I love teaching but the more we get squeezed, the more I wonder how long I can keep doing this before my morale just hits bottom.

***

ETA: First piano lesson of the spring makes things better. The biggest thing is the change - doing something different for a while and interacting with a different person. The other thing is that I do seem to have gained more competence as a pianist over the winter - could play through most of "Jesu, Joy of Man's Desiring" without a mistake, and even the Philip Keverin Mendelssohn-inspired-arrangement of "Abide with Me" that I just started late last week didn't go too badly.

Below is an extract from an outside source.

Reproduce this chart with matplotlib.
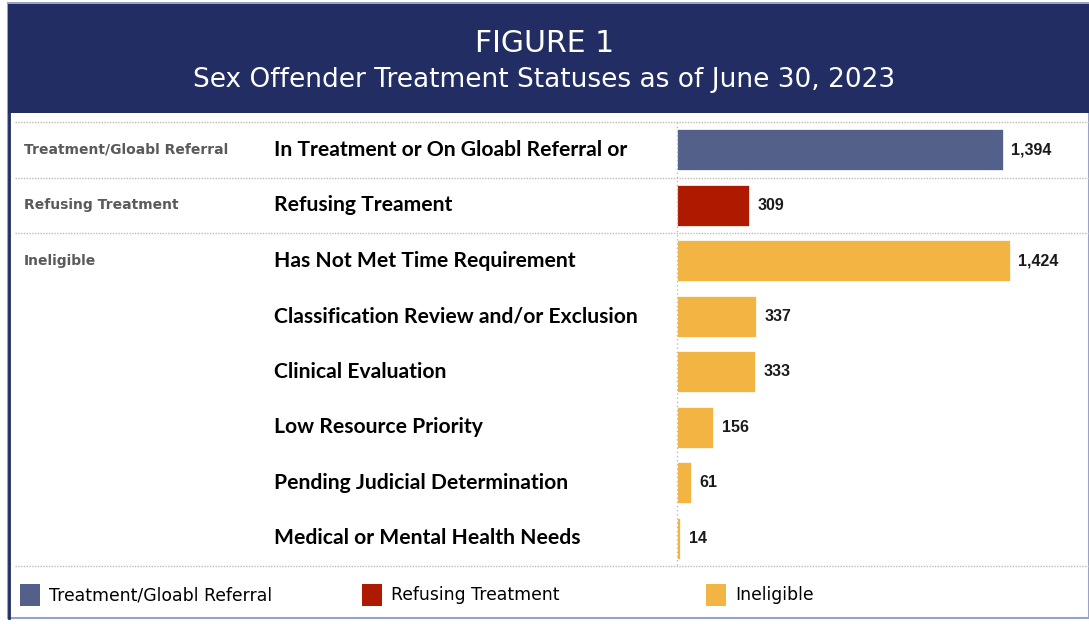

But yeah. Sometimes I do wish I was the kind of person who really COULD lose my temper at another person and scream at them a little bit to let them know just how serious the thing they did was. But it's not in my nature; I am not a screamer, I am more of a very-quiet and "well, it's fine" kind of thing where I say "fine" in that kind of bitten-off way that most people with a modicum of awareness realize means it's NOT fine.

I did go to my chair on my way out the door to go home and told her about the problems and she agreed that the lab preparator (a student worker) fell down on the job this time (but he is almost done with his degree, graduating, so maybe there's also a touch of senioritis there? But that doesn't help what happened today) and also that the dishwasher needs to be more communicative, and in general, things need to be better in the future. But yeah, they probably won't be, I think, not without several more student workers AND someone who leads everything up who is kind of obsessive about things being "right." (We got spoiled - my former colleague Judy used to head this stuff up and she was SUPER organized and precise and so you could walk into lab and KNOW that everything would be there, it would be in order, and the glassware would be clean. But she retired, and it's not been the same since)

Gonna fix some dinner and wash up for the evening (sigh, it takes twice as long when you have to heat water on the stove to wash with) and maybe crochet some more on Heartthrob. This day is fired.